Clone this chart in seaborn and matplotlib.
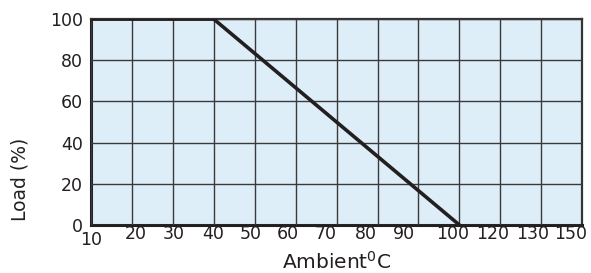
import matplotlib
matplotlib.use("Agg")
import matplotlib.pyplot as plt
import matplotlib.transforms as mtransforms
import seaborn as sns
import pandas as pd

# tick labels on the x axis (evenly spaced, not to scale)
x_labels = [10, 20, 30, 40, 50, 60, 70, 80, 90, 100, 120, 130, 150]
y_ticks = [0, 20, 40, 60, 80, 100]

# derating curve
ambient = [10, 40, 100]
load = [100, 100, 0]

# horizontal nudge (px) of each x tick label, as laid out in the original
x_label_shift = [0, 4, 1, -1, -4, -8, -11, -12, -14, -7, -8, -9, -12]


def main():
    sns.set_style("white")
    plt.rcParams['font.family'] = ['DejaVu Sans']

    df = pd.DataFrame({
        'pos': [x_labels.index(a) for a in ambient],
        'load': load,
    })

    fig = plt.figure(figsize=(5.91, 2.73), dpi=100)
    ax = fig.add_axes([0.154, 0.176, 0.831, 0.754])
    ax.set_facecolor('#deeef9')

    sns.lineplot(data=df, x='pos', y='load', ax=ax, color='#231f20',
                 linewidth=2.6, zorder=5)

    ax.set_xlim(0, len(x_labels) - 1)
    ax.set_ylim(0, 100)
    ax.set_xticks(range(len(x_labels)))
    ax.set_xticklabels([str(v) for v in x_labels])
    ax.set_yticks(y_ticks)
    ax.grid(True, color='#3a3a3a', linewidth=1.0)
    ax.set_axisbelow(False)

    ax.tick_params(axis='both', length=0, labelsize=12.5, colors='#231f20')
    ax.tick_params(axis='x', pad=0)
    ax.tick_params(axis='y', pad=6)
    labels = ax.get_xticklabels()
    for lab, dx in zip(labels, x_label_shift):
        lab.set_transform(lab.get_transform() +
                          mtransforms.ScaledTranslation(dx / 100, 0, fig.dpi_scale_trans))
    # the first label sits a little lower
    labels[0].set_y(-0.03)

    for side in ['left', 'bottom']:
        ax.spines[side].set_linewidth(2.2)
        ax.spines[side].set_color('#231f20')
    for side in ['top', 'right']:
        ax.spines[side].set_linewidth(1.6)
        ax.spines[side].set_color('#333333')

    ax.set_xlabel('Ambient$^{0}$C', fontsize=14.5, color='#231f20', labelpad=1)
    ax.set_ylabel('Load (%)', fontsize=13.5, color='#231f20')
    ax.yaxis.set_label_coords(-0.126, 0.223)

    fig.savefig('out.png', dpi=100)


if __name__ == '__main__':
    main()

========================

Write the full listing out again with every line unchanged, but include no pictures.

Reply to the exercise.
Clone this chart in seaborn and matplotlib.
import matplotlib
matplotlib.use("Agg")
import matplotlib.pyplot as plt
import matplotlib.transforms as mtransforms
import seaborn as sns
import pandas as pd

# tick labels on the x axis (evenly spaced, not to scale)
x_labels = [10, 20, 30, 40, 50, 60, 70, 80, 90, 100, 120, 130, 150]
y_ticks = [0, 20, 40, 60, 80, 100]

# derating curve
ambient = [10, 40, 100]
load = [100, 100, 0]

# horizontal nudge (px) of each x tick label, as laid out in the original
x_label_shift = [0, 4, 1, -1, -4, -8, -11, -12, -14, -7, -8, -9, -12]


def main():
    sns.set_style("white")
    plt.rcParams['font.family'] = ['DejaVu Sans']

    df = pd.DataFrame({
        'pos': [x_labels.index(a) for a in ambient],
        'load': load,
    })

    fig = plt.figure(figsize=(5.91, 2.73), dpi=100)
    ax = fig.add_axes([0.154, 0.176, 0.831, 0.754])
    ax.set_facecolor('#deeef9')

    sns.lineplot(data=df, x='pos', y='load', ax=ax, color='#231f20',
                 linewidth=2.6, zorder=5)

    ax.set_xlim(0, len(x_labels) - 1)
    ax.set_ylim(0, 100)
    ax.set_xticks(range(len(x_labels)))
    ax.set_xticklabels([str(v) for v in x_labels])
    ax.set_yticks(y_ticks)
    ax.grid(True, color='#3a3a3a', linewidth=1.0)
    ax.set_axisbelow(False)

    ax.tick_params(axis='both', length=0, labelsize=12.5, colors='#231f20')
    ax.tick_params(axis='x', pad=0)
    ax.tick_params(axis='y', pad=6)
    labels = ax.get_xticklabels()
    for lab, dx in zip(labels, x_label_shift):
        lab.set_transform(lab.get_transform() +
                          mtransforms.ScaledTranslation(dx / 100, 0, fig.dpi_scale_trans))
    # the first label sits a little lower
    labels[0].set_y(-0.03)

    for side in ['left', 'bottom']:
        ax.spines[side].set_linewidth(2.2)
        ax.spines[side].set_color('#231f20')
    for side in ['top', 'right']:
        ax.spines[side].set_linewidth(1.6)
        ax.spines[side].set_color('#333333')

    ax.set_xlabel('Ambient$^{0}$C', fontsize=14.5, color='#231f20', labelpad=1)
    ax.set_ylabel('Load (%)', fontsize=13.5, color='#231f20')
    ax.yaxis.set_label_coords(-0.126, 0.223)

    fig.savefig('out.png', dpi=100)


if __name__ == '__main__':
    main()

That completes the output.